Talking to My Son About Columbus

“So, why do we get Monday off?” my son asks.

“It’s Columbus Day and some people feel that Columbus deserves a holiday,” I answer.

“Does he?” my son asks.

“Tell me what you know about Columbus,” I tell him.

“He discovered that the earth is round and he discovered America,” he answers.

So, I tell him the truth. I tell him that the Greeks knew that the earth was round and that they had essentially determined the correct circumference of the world. I told him that many civilizations knew the same thing and that there’s reason to believe it wasn’t just the Greeks. We talk about how Columbus didn’t discover the “New World,” (nor was he the first European) about how it was inhabited by others and he was taking it by conquest.

I’m tempted here to drop the subject. I know that the rest of the story is unpleasant and uncomfortable. But here’s the thing: history isn’t pleasant and it’s not meant to be comfortable.

So, I tell my son about the slavery and the genocide. I leave out a few of the gory details (the way Columbus fed indigenous people to his hunting dogs while the people were bleeding to death or the way he captured young girls and used them as sex slaves). Still, I share a glimpse of the brutality, because the reality of conquest and colonialism is that it was brutal. Sickeningly brutal. He needs to know that.
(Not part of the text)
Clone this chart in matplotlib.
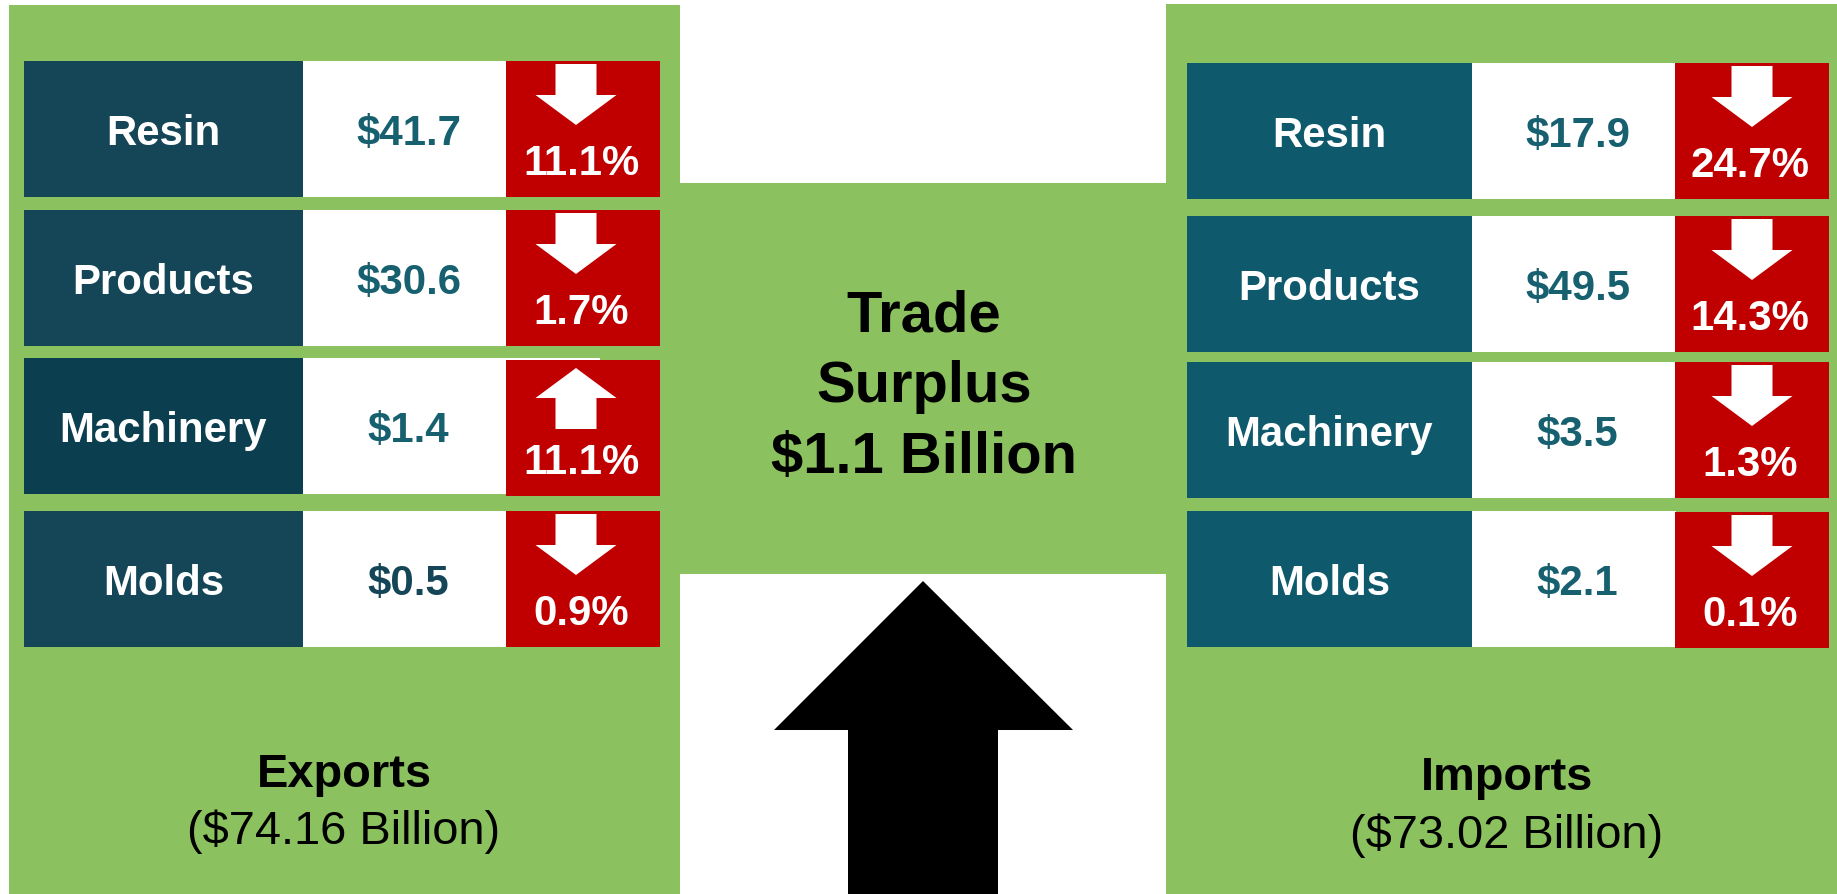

“I can’t believe he has his own holiday,” my son says. I can tell he’s visibly upset. But that’s history. It can be upsetting.

Still, we talk about the remnants of Columbus that still exist — a fear of the “other” that permeates the worldview in my state (Arizona); the concept of white privilege and the myth of white supremacy; the legacy of imperialism and colonialism; the marginalization of indigenous people.

I’ve heard people say that I should teach students “both sides” of the Columbus debate — which is a bit like saying I should teach them “both sides” to Hitler or Stalin. I’ve heard people say he was a “man of his times” as if we can simply give a free pass because of how someone was raised. I realize that heroes are imperfect. I don’t expect them to be flawless. However, that notion implies that there was something heroic about the actions and the intent of Columbus.

I refuse to treat Columbus as a hero to be celebrated.